Par ailleurs, les théoriciens de la cyberculture ont depuis les années 1980 imaginé les applications ludiques ou hédoniques du virtuel, avec en point d’orgue la promesse du cybersexe. Avec les combinaisons haptiques, il sera envisageable de choisir ses partenaires. Il pourra s’agir d’avatars de personnes bien réelles, ou de programmes dotés d’intelligences artificielles permettant une communication adaptée à ses préférences et désirs. 

Ainsi, cet univers permettra aux humains d’établir des relations différentes avec leurs congénères, d’avoir un sentiment de présence dans des espaces simulés partagés générant des interactions très réalistes avec des personnes de toute la planète. Le métavers devrait accroître les échanges et créer une culture globale et universelle. Il sera en effet beaucoup plus simple de fréquenter et de discuter avec un Chinois, un Américain, ou un Malien, d’autant que d’ici quelques années, les programmes de traduction automatique permettront des relations entre des personnes provenant d’horizons très divers mais découvrant leurs différences et leurs points communs, espérons dans la perspective de créer un véritable multiculturalisme global dans ces mondes artificiels. 

Le métavers permettra ainsi de créer les conditions d’émergence de nouvelles cultures, et à des personnes qui n’auraient que très peu de chances de se rencontrer dans la réalité d’avoir des relations virtuelles. Pensons aux personnes victimes de handicaps, physiques, psychiques ou sociaux, qui trouveront dans ces mondes le moyen de dépasser leur condition et d’accéder à une vie sociale dépassant les limites rencontrées dans la réalité. Les personnes âgées, pouvant se déplacer difficilement, et souvent isolées pourront y discuter et rencontrer d’autres personnes plus facilement. 
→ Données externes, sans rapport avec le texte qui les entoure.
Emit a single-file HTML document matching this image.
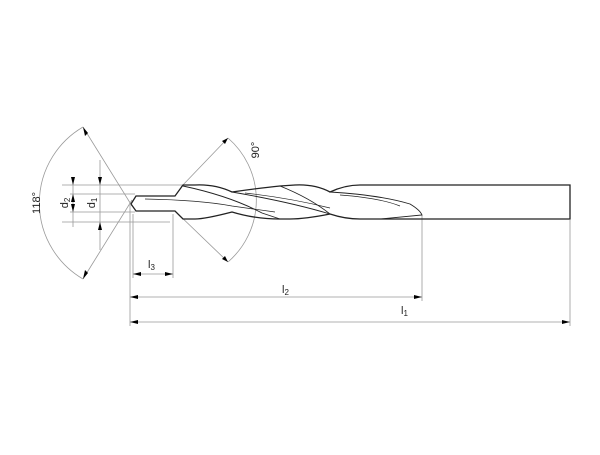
<!DOCTYPE html><html><head><style>body{margin:0;background:#fff}</style></head><body>
<svg width="600" height="450" viewBox="0 0 600 450" xmlns="http://www.w3.org/2000/svg" font-family="Liberation Sans, sans-serif">
<g stroke="#999" stroke-width="0.8" fill="none">
<line x1="62" y1="185" x2="183" y2="185"/><line x1="62" y1="222" x2="170" y2="222"/>
<line x1="70" y1="194" x2="135" y2="194"/><line x1="70" y1="212" x2="135" y2="212"/>
<line x1="73" y1="180" x2="73" y2="227"/><line x1="100" y1="160" x2="100" y2="250"/>
<line x1="83" y1="127" x2="132" y2="206"/><line x1="83" y1="279" x2="132" y2="200"/>
<path d="M83 127 A88 88 0 0 0 83 279"/>
<line x1="228" y1="138" x2="181" y2="187"/><line x1="228" y1="262" x2="175" y2="211"/>
<path d="M228 138 A82 82 0 0 1 228 262"/>
<line x1="130" y1="205" x2="130" y2="326"/><line x1="133" y1="214" x2="133" y2="278"/>
<line x1="173" y1="214" x2="173" y2="278"/><line x1="422" y1="215" x2="422" y2="301"/>
<line x1="570" y1="220" x2="570" y2="326"/>
<line x1="133" y1="274" x2="173" y2="274"/>
<line x1="130" y1="297" x2="422" y2="297"/><line x1="130" y1="322" x2="570" y2="322"/>
</g>
<g fill="#000">
<polygon points="73,185 71,177 75,177"/><polygon points="73,194 71,202 75,202"/>
<polygon points="73,212 71,204 75,204"/><polygon points="100,185 98,177 102,177"/>
<polygon points="100,222 98,230 102,230"/>
<polygon points="133,274 141,272 141,276"/><polygon points="173,274 165,272 165,276"/>
<polygon points="130,297 138,295 138,299"/><polygon points="422,297 414,295 414,299"/>
<polygon points="130,322 138,320 138,324"/><polygon points="570,322 562,320 562,324"/>
<polygon points="83,127 88,133 85,136"/><polygon points="83,279 88,273 85,270"/>
<polygon points="228,138 225,144 222,141"/><polygon points="228,262 225,256 222,259"/>
</g>
<g stroke="#222" stroke-width="1.3" fill="none">
<path d="M136 196 L175 196 L183 185 L195 185 Q215 184 232 192 Q260 188 280 186 L295 185 Q315 184 330 192 Q345 185 360 185 L570 185 L570 219 L360 219 Q345 219 330 214 Q305 219 290 219 L280 219 Q255 219 232 212 Q205 219 195 219 L183 219 L175 211 L136 211 L131 204 Z"/>
<path d="M183 186 Q230 196 262 213 L280 219" stroke-width="0.9"/>
<path d="M145 199 Q200 200 232 206 Q260 210 275 212" stroke-width="0.7"/>
<path d="M232 192 Q290 202 330 214" stroke-width="0.9"/>
<path d="M245 193 Q290 198 330 208" stroke-width="0.7"/>
<path d="M330 192 Q380 195 410 204 Q420 210 422 215 L380 219" stroke-width="0.9"/>
<path d="M340 195 Q380 198 400 206" stroke-width="0.7"/>
<path d="M280 186 Q310 198 330 214" stroke-width="0.9"/>
</g>
<g font-size="11" fill="#222">
<text x="0" y="0" transform="translate(40,203) rotate(-90)" text-anchor="middle">118°</text>
<text x="0" y="0" transform="translate(259,150) rotate(-90)" text-anchor="middle">90°</text>
<text x="0" y="0" transform="translate(68,203) rotate(-90)" text-anchor="middle">d<tspan font-size="8" dy="2">2</tspan></text>
<text x="0" y="0" transform="translate(95,203) rotate(-90)" text-anchor="middle">d<tspan font-size="8" dy="2">1</tspan></text>
<text x="148" y="268">l<tspan font-size="8" dy="2">3</tspan></text>
<text x="282" y="293">l<tspan font-size="8" dy="2">2</tspan></text>
<text x="401" y="314">l<tspan font-size="8" dy="2">1</tspan></text>
</g>
</svg>
</body></html>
Cette technologie promet donc une véritable révolution sociétale. De nouvelles formes de socialisations émergeront des mondes virtuels, qu’il faudra créer de toutes pièces. Il est inutile de manifester des craintes immodérées vis-à-vis du métavers, qui deviendra ce que les humains feront de lui. Avec un peu de sagesse, il apportera de nombreux progrès à l’humanité, qui devra toutefois veiller à ce qu’il ne soit pas contrôlé par des personnes malveillantes, qui pourraient en corrompre les vertus initiales plus que prometteuses.